Yuqing is often inspired by a fleeting image, a time of year, words, or other art. She made a self-portrait similar to Sir Frederic Leighton’s Flaming June when the title of the painting—depicting a sleeping woman in a billowing orange dress—reminded her of her birth month. In terms of influences, she is particularly inspired by Surrealists like Leonora Carrington and Remedios Varo, and artists who have made portraits, like René Magritte, Gustav Klimt, Egon Schiele, and Frida Kahlo.

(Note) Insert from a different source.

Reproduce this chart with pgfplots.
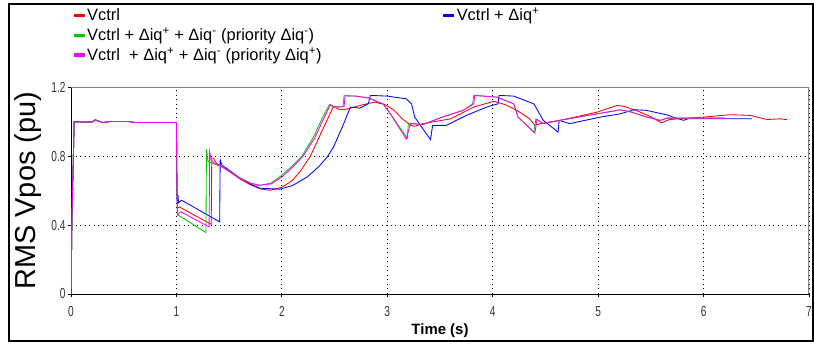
\documentclass[border=0pt]{standalone}
\usepackage{fontspec}
\setmainfont{Liberation Sans}
\usepackage{graphicx}
\usepackage{pgfplots}
\pgfplotsset{compat=1.18}

\definecolor{vred}{RGB}{255,0,0}
\definecolor{vblue}{RGB}{0,0,255}
\definecolor{vgreen}{RGB}{0,200,0}
\definecolor{vmag}{RGB}{255,0,255}
\definecolor{framegray}{RGB}{128,128,128}

% condensed tick digits
\newcommand\sqz[1]{\scalebox{0.7}[1]{#1}}
\newcommand\up[1]{\textsuperscript{#1}}

\begin{document}
\begin{tikzpicture}
\useasboundingbox (0,0) rectangle (814bp,345bp);
\draw[black, line width=1.6bp] (9bp,4bp) rectangle (813bp,341bp);

\begin{axis}[
  at={(71bp,51bp)}, anchor=south west,
  scale only axis, width=738bp, height=206.5bp,
  xmin=0, xmax=7, ymin=0, ymax=1.2,
  axis x line*=bottom, axis y line*=left,
  axis line style={black, line width=1bp},
  xtick={0,1,2,3,4,5,6,7},
  xticklabels={\sqz{0},\sqz{1},\sqz{2},\sqz{3},\sqz{4},\sqz{5},\sqz{6},\sqz{7}},
  ytick={0,0.4,0.8,1.2},
  yticklabels={\sqz{0},\sqz{0.4},\sqz{0.8},\sqz{1.2}},
  tick label style={font=\fontsize{14.5}{16}\selectfont, text=black!80},
  xticklabel style={yshift=-6bp},
  yticklabel style={xshift=1bp},
  tick align=outside, major tick length=3bp,
  tick style={black, line width=0.8bp},
  grid=major,
  major grid style={black, line width=0.9bp, dash pattern=on 1.2bp off 3.3bp},
  xlabel={\textbf{Time (s)}},
  xlabel style={at={(axis description cs:0.5,-0.178)}, anchor=center,
    font=\fontsize{15}{17}\selectfont},
  ylabel={RMS Vpos (pu)},
  ylabel style={at={(axis description cs:-0.058,0.5)}, anchor=center, rotate=0,
    font=\fontsize{29}{32}\selectfont},
  legend columns=2,
  legend cell align=left,
  legend style={at={(axis description cs:-0.003,1.40)}, anchor=north west,
    draw=none, fill=none, font=\fontsize{16.5}{19}\selectfont,
    nodes={inner sep=1bp}, row sep=3.5bp,
    /tikz/every even column/.append style={column sep=119bp}},
  legend image code/.code={\draw[#1, line width=3.2bp] (0bp,0bp) -- (11bp,0bp);},
  every axis plot/.append style={line width=0.85bp, mark=none},
]

% Vctrl
\addplot[vred] coordinates {
 (0,0) (0.01,0.47) (0.02,0.73) (0.03,1.0) (0.2,1.0) (0.23,1.012) (0.3,0.996)
 (0.37,1.002) (0.55,1.002) (0.6,0.997) (1.0,0.997)
 (1.005,0.60) (1.01,0.50) (1.03,0.505) (1.33,0.405) (1.335,0.79) (1.35,0.79)
 (1.38,0.76) (1.43,0.74) (1.5,0.712) (1.6,0.67) (1.7,0.635) (1.8,0.61)
 (1.89,0.603) (2.0,0.62) (2.1,0.66) (2.17,0.709) (2.27,0.80) (2.36,0.92)
 (2.49,1.09) (2.55,1.07) (2.62,1.075) (2.77,1.10) (2.88,1.115) (2.98,1.10)
 (3.06,1.07) (3.14,1.02) (3.22,0.98) (3.26,0.975) (3.34,0.99) (3.6,1.018)
 (3.82,1.086) (4.01,1.12) (4.12,1.10) (4.23,1.067) (4.35,1.018) (4.40,0.98)
 (4.45,0.99) (4.67,1.013) (4.99,1.057) (5.18,1.096) (5.25,1.09) (5.4,1.057)
 (5.5,1.03) (5.60,0.995) (5.68,1.014) (6.0,1.028) (6.25,1.042) (6.44,1.038)
 (6.60,1.014) (6.73,1.018) (6.79,1.013)
};
\addlegendentry{Vctrl}

% Vctrl + diq+
\addplot[vblue] coordinates {
 (0,0) (0.01,0.47) (0.02,0.73) (0.03,1.0) (0.2,1.0) (0.23,1.012) (0.3,0.996)
 (0.37,1.002) (0.55,1.002) (0.6,0.997) (1.0,0.997)
 (1.005,0.60) (1.01,0.52) (1.015,0.574) (1.02,0.53) (1.05,0.545) (1.41,0.419)
 (1.415,0.78) (1.43,0.75) (1.5,0.72) (1.6,0.675) (1.7,0.64) (1.79,0.615)
 (1.98,0.609) (2.1,0.63) (2.24,0.68) (2.35,0.74) (2.43,0.796) (2.49,0.854)
 (2.58,0.98) (2.65,1.086) (2.74,1.08) (2.82,1.105) (2.84,1.154) (3.0,1.15)
 (3.18,1.134) (3.23,1.105) (3.26,1.028) (3.41,0.897) (3.43,0.98) (3.56,0.98)
 (3.75,1.038) (3.96,1.09) (4.05,1.105) (4.06,1.154) (4.2,1.15) (4.39,1.105)
 (4.48,1.009) (4.62,0.941) (4.63,1.009) (4.73,0.99) (5.02,1.028) (5.21,1.047)
 (5.34,1.071) (5.46,1.067) (5.67,1.038) (5.71,1.028) (5.81,1.009) (5.85,1.018)
 (6.46,1.018)
};
\addlegendentry{Vctrl + Δiq\up{+}}

% Vctrl + diq+ + diq- (priority diq-)
\addplot[vgreen] coordinates {
 (0,0) (0.01,0.47) (0.02,0.73) (0.03,1.0) (0.2,1.0) (0.23,1.012) (0.3,0.996)
 (0.37,1.002) (0.55,1.002) (0.6,0.997) (1.0,0.997)
 (1.005,0.60) (1.01,0.46) (1.04,0.45) (1.28,0.357) (1.285,0.84) (1.30,0.77)
 (1.36,0.755) (1.43,0.74) (1.5,0.715) (1.6,0.675) (1.7,0.645) (1.78,0.63)
 (1.9,0.645) (2.0,0.69) (2.1,0.745) (2.19,0.80) (2.30,0.912) (2.38,1.018)
 (2.45,1.10) (2.49,1.087) (2.58,1.088) (2.59,1.152) (2.7,1.15) (2.82,1.14)
 (2.96,1.105) (3.03,1.047) (3.19,0.905) (3.20,0.993) (3.34,0.985) (3.53,1.03)
 (3.72,1.067) (3.81,1.105) (3.82,1.154) (4.04,1.144) (4.2,1.105) (4.24,1.028)
 (4.39,0.94) (4.41,1.018) (4.48,0.99) (4.67,1.013) (4.99,1.047) (5.21,1.07)
 (5.3,1.06) (5.45,1.03) (5.59,1.009) (5.65,1.022) (6.2,1.022)
};
\addlegendentry{Vctrl + Δiq\up{+} + Δiq\up{-} (priority Δiq\up{-})}

\addlegendimage{empty legend}
\addlegendentry{}

% Vctrl + diq+ + diq- (priority diq+)
\addplot[vmag] coordinates {
 (0,0) (0.01,0.47) (0.02,0.73) (0.03,1.0) (0.2,1.0) (0.23,1.012) (0.3,0.996)
 (0.37,1.002) (0.55,1.002) (0.6,0.997) (1.0,0.997)
 (1.005,0.60) (1.01,0.46) (1.04,0.478) (1.31,0.39) (1.315,0.825) (1.33,0.78)
 (1.36,0.76) (1.43,0.74) (1.5,0.715) (1.6,0.675) (1.7,0.645) (1.79,0.632)
 (1.9,0.64) (2.0,0.68) (2.1,0.735) (2.2,0.80) (2.31,0.905) (2.39,1.01)
 (2.46,1.10) (2.5,1.087) (2.59,1.088) (2.60,1.152) (2.7,1.15) (2.82,1.14)
 (2.96,1.105) (3.03,1.047) (3.18,0.90) (3.22,0.99) (3.34,0.985) (3.53,1.03)
 (3.72,1.067) (3.82,1.105) (3.83,1.154) (4.04,1.144) (4.2,1.105) (4.24,1.028)
 (4.40,0.935) (4.42,1.015) (4.48,0.99) (4.67,1.013) (4.99,1.047) (5.21,1.07)
 (5.3,1.06) (5.45,1.03) (5.59,1.009) (5.65,1.022) (6.2,1.022)
};
\addlegendentry{Vctrl \ + Δiq\up{+} + Δiq\up{-} (priority Δiq\up{+})}

% top and right frame of the plot area
\draw[framegray, line width=2bp] (rel axis cs:0,1) -- (rel axis cs:1,1);
\draw[framegray, line width=1.2bp] (rel axis cs:1,1) -- (rel axis cs:1,0);
\end{axis}
\end{tikzpicture}
\end{document}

Surrealists, she says, often dealt with the idea of the impossibility of seeing, which connects directly to her scholarship.

Art and neuroscience require different kinds of effort, but the core of it is just curiosity, expression, and understanding of self.
— Yuqing Zhu

“Magritte stated, ‘We always want to see what is hidden by what we see,’ and that is incredibly insightful in terms of sensory neuroscience,” she explains. “I'm fascinated by the neuroscience of visual perception, precisely because of the constructed nature of reality conveyed to us through our senses.”

In addition to these artists, Yuqing looks to the work of late Chinese photographer Ren Hang and other contemporary Chinese artists who live in China, noting that they help her understand that her heritage doesn’t only take place in past tense. 

In the fall, Yuqing will teach a course at the School of the Art Institute on light and vision, drawing on her work in the neuroscience field and her lifelong training as an artist. “If you know how vision and light works,” she says, “and how artists have been exploiting our perceptual abilities and the science of how we see things for a very long time, [you have] a more full understanding of what it means to appreciate visual art.”